Photograph: Courtesy of Amber Sutherland-Namako

But this is not a drinking bar. You’ll collect your welcome cocktail before you’re shown to one of Saga’s many terraces that make you realize, if you’ve managed not to so far in life, why some people chase money so hard. There are many good views in New York City, but this one feels particularly rich, imbued with the spirit of the building’s top three floors’ almost unbelievable original intended use as an early 20th century financier’s private home. 

The space’s present iteration also aims to feel like home. That first west-facing terrace, for example, only seats about 12 on steel chairs wired to self-heat when it's cold out—its intimacy amplifying an already expansive landscape. Inside, there are two-and-a-quarter dining rooms for up to 56, all with plush textures in shades of pale salmon and deep green and more of that geometric design that echoes 70 Pine’s exterior. Those aesthetic elements reverberate in linear accents, like upward grooves on the glassware.

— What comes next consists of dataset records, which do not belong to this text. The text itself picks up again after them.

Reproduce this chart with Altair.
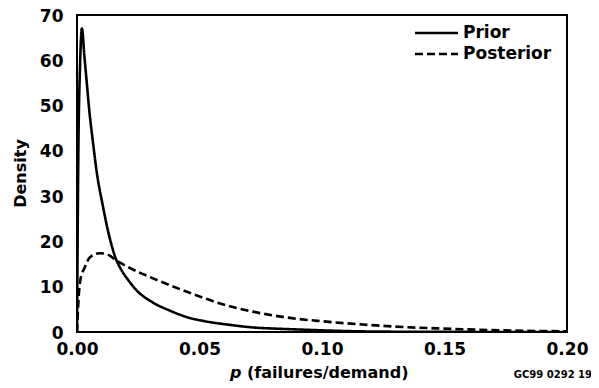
import altair as alt
import pandas as pd

# ---- data ----
prior_p = [0.0, 0.0006, 0.0012, 0.002, 0.003, 0.004, 0.005, 0.0065, 0.008, 0.0105,
           0.0128, 0.016, 0.0175, 0.021, 0.0245, 0.031, 0.038, 0.046, 0.052, 0.062,
           0.072, 0.083, 0.093, 0.104, 0.115, 0.135, 0.155, 0.2]
prior_d = [0.0, 42.0, 58.0, 67.0, 61.0, 55.0, 49.0, 42.0, 35.5, 28.0,
           22.0, 16.0, 14.3, 11.4, 9.1, 6.5, 4.7, 3.1, 2.4, 1.6,
           1.0, 0.7, 0.5, 0.3, 0.15, 0.05, 0.02, 0.0]

post_p = [0.0, 0.0005, 0.0013, 0.0032, 0.0053, 0.0093, 0.0125, 0.0163, 0.021, 0.031,
          0.0448, 0.0584, 0.0718, 0.0856, 0.1004, 0.114, 0.135, 0.15, 0.175, 0.2]
post_d = [0.0, 6.0, 11.3, 14.3, 16.5, 17.4, 17.1, 15.7, 14.3, 11.85,
          8.9, 6.3, 4.5, 3.2, 2.35, 1.75, 1.05, 0.75, 0.35, 0.15]

series_names = ["Prior", "Posterior"]
legend_rows = [0, 1]
x_ticks = [0.0, 0.05, 0.10, 0.15, 0.20]
y_ticks = [0, 10, 20, 30, 40, 50, 60, 70]

df = pd.concat([
    pd.DataFrame({"p": prior_p, "density": prior_d, "series": series_names[0]}),
    pd.DataFrame({"p": post_p, "density": post_d, "series": series_names[1]}),
], ignore_index=True)

FONT = "DejaVu Sans"
TFONT = "DejaVu Sans"

lines = alt.Chart(df).mark_line(
    interpolate="monotone", strokeWidth=2.6, color="black", clip=True
).encode(
    x=alt.X("p:Q",
            scale=alt.Scale(domain=[0, 0.2], nice=False, zero=True),
            axis=alt.Axis(values=x_ticks, format=".2f", title=None, grid=False,
                          domain=False, ticks=False, labelPadding=9,
                          labelFontSize=17, labelFontWeight="bold", labelColor="black",
                          labelFont=FONT, labelFlush=False)),
    y=alt.Y("density:Q",
            scale=alt.Scale(domain=[0, 70], nice=False),
            axis=alt.Axis(values=y_ticks, title="Density", grid=False,
                          domain=False, ticks=False, labelPadding=14, labelOffset=1,
                          labelFontSize=17, labelFontWeight="bold", labelColor="black",
                          labelFont=FONT, titleFont=TFONT, titleFontSize=16,
                          titleFontWeight="bold", titleColor="black",
                          titleAngle=-90, titleX=-57, titleY=158,
                          titleAlign="center", titleBaseline="middle")),
    strokeDash=alt.StrokeDash("series:N",
                              scale=alt.Scale(domain=series_names, range=[[1, 0], [8, 4]]),
                              legend=None),
    detail="series:N",
)

# legend (top-right inside the plot)
leg_df = pd.DataFrame({"series": series_names, "row": legend_rows})
row_scale = alt.Scale(domain=[0, 1], range=[18, 39])
leg_lines = alt.Chart(leg_df).mark_rule(color="black", strokeWidth=2.5).encode(
    x=alt.value(338), x2=alt.value(381),
    y=alt.Y("row:Q", scale=row_scale, axis=None),
    strokeDash=alt.StrokeDash("series:N",
                              scale=alt.Scale(domain=series_names, range=[[1, 0], [8, 4]]),
                              legend=None),
)
leg_text = alt.Chart(leg_df).mark_text(
    align="left", baseline="middle", font=TFONT, fontSize=17, fontWeight="bold", color="black"
).encode(
    x=alt.value(386),
    y=alt.Y("row:Q", scale=row_scale, axis=None),
    text="series:N",
)

# x-axis title with italic p
xt_p = alt.Chart(pd.DataFrame({"t": ["p"]})).mark_text(
    align="left", baseline="alphabetic", font=TFONT, fontSize=16, fontWeight="bold",
    fontStyle="italic", color="black"
).encode(x=alt.value(153), y=alt.value(363), text="t:N")
xt_rest = alt.Chart(pd.DataFrame({"t": ["(failures/demand)"]})).mark_text(
    align="left", baseline="alphabetic", font=TFONT, fontSize=16, fontWeight="bold", color="black"
).encode(x=alt.value(170), y=alt.value(363), text="t:N")

code_txt = alt.Chart(pd.DataFrame({"t": ["GC99 0292 19"]})).mark_text(
    align="right", baseline="middle", font=FONT, fontSize=10, fontWeight="bold", color="black"
).encode(x=alt.value(515), y=alt.value(360), text="t:N")

chart = alt.layer(lines, leg_lines, leg_text, xt_p, xt_rest, code_txt).resolve_scale(
    strokeDash="independent", y="independent"
).properties(
    width=490, height=317,
    autosize=alt.AutoSizeParams(type="none"),
    padding={"left": 69, "top": 7, "right": 24, "bottom": 52},
    background="white",
).configure_view(
    stroke="black", strokeWidth=2
)

chart.save("out.html", embed_options={"renderer": "svg", "actions": False})
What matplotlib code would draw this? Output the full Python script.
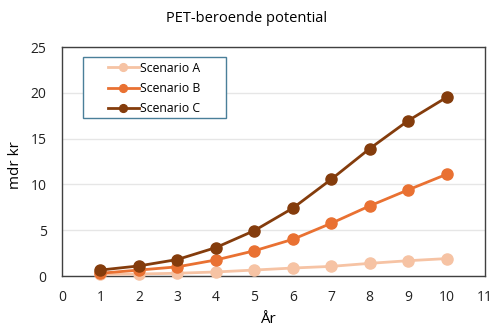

Between the dual main wings, a smaller slip that seats 12 will be available for private bookings, replete with a terrace of its own. Windows are carved like portraits throughout and a Basquiat and a Schiele are on loan from the restaurants investors’ private collections. There is carpet, too, but it feels nice under your shoes and improves acoustics. 

Photograph: Courtesy of Adrian Gaut

There is no menu. Or, not in the conventional sense. Saga serves a seasonal tasting, so it’ll change somewhat frequently. You’ll likely make a couple of choices at the outset and some courses will be plated to share. Opening items include fluke six ways: Marinated with crème fraîche and trout roe; kombu-cured with shiso; citrus-cured with honeydew; bruléed fluke rib with mushroom XO; escabeche fluke chop with jalapeño; and fluke leche de tigre. Illustrated menus will arrive via email after your visit. Paper editions can be posted to your address upon request. 

Regardless of the evening's offerings and where you’re sat, each party will relocate to the solarium for one course. For now, it’s a hot or cold Moroccan tea service, likely toward the end of the meal. To finish, amber-hued candy dishes custom-designed by artist Steph Mantis will be filled with little sweet treats. Mantis’ approximately 8” x 5” creation is just one eye-catching element in a seemingly endless galaxy of detail. The bathroom soap is another, made by the English company Haeckels using the restaurant’s own citrus rind. It was important for scent not to interfere with the experience. 

Saga’s upstairs bar, Overstory, also opens on Wednesday with its own gilded accents and impressive outdoor area. This is a drinking bar. With $24 cocktails like the Phantom Fortune (whiskey, strawberry, coffee, plum, soda) the and Easy Money (vodka, coconut, yuzu, lime leaf, soda), its a relatively easier entrée into the operation’s single-skyscraper empire, though how easy will be determined when Overstay’s walk-in policy is finalized. Additional private dining space is available on 70 Pine Street’s 62nd and 66th floors.